Nicolas Feuz envoie son manuscrit à une dizaine d’éditeurs qui lui répondent... qu’ils lui répondront plus tard, et comme le procureur est aussi un homme pressé et qu’il n’aime pas attendre, il décide, fin 2012, de s’autoéditer. Ilmoran sort en février 2013 et son auteur en fait la promotion lui-même, comme un petit artisan, comme un autoentrepreneur. Ses cartons de livres sous le bras, il arpente les salons littéraires et multiplie les séances de signatures. Et son livre a du succès: plus de 6000 exemplaires vendus en Suisse romande. Nicolas Feuz ne puise pas, pour ses livres, dans son vécu de procureur, il ne raconte pas en les romançant la vingtaine d’homicides dont il s’est occupé, mais il connaît la musique: la scène de crime, la pièce ravagée, le cadavre, l’arrivée du légiste, les policiers… Et puis l’odeur du sang! «C’est une odeur qui reste dans les narines pendant des heures, dit-il. Même quand on rentre le soir chez soi, elle continue à nous poursuivre.»
69 morceaux dans 23 sacs
Nicolas Feuz utilise parfois une impression, une ambiance. Il n’a pas oublié, par exemple, l’histoire de ce Syrien, père de quatre enfants, domicilié à Neuchâtel, qui avait tué et démembré sa femme avant de la mettre dans son congélateur. Soixante-neuf morceaux dans 23 sacs. «J’ai inventé un assassin qui congèle les morceaux de sa femme pour les enterrer ensuite dans la forêt. Le médecin légiste doit attendre toute la nuit pour que ça décongèle.»
Mais la réalité, en fait, n’est jamais à la hauteur de la fiction. Elle est beaucoup plus banale, répétitive, tristounette. «Dans mon travail de procureur, reprend Nicolas Feuz, il n’y a jamais de surprise. Soit le meurtrier passe rapidement aux aveux, soit il appelle la police et se dénonce lui-même.

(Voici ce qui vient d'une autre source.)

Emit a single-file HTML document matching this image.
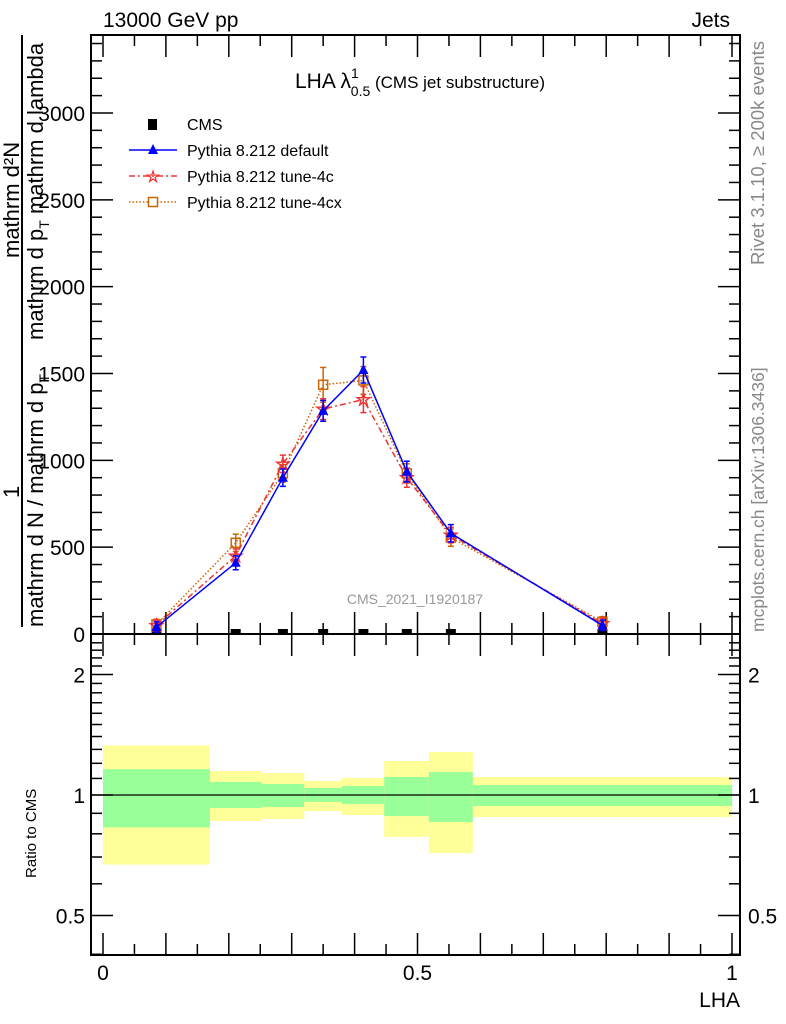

Il est très rare qu’il prenne la fuite. C’est arrivé une seule fois avec un Marocain, à La Chaux-de-Fonds. Il avait assassiné sa copine parce qu’elle voulait le quitter, puis une amie de sa copine qui avait débarqué par hasard. Il s’était enfui à Milan et on l’avait finalement arrêté à Paris. Dans un polar, on a du suspense, des rebondissements, du mystère.»Le livre qui a changé sa vie? La réponse, pour Nicolas Feuz, est évidente: ce sont ses propres livres. Pour le meilleur et pour le pire. Le pire, c’est son mariage qui n’a pas résisté: «S’il n’y avait pas eu mes bouquins, on serait toujours ensemble. Au début, ma femme m’a encouragé à écrire, mais l’écriture a pris de plus en plus de place. J’ai commencé à aller dans des salons, à faire des dédicaces. Ma femme m’a dit à la fin: «J’ai perdu contre du papier.» On s’est séparés il y a dix-huit mois.»Mais le meilleur, pour le procureur désormais écrivain, c’est ce nouveau monde qu’il a créé. «J’étais très casanier, dit-il, maintenant je suis invité en Suisse romande, en France, à Bruxelles.» Son cœur penche de plus en plus vers l’écriture, même si sa raison lui rappelle qu’on ne gagne pas sa vie avec des livres.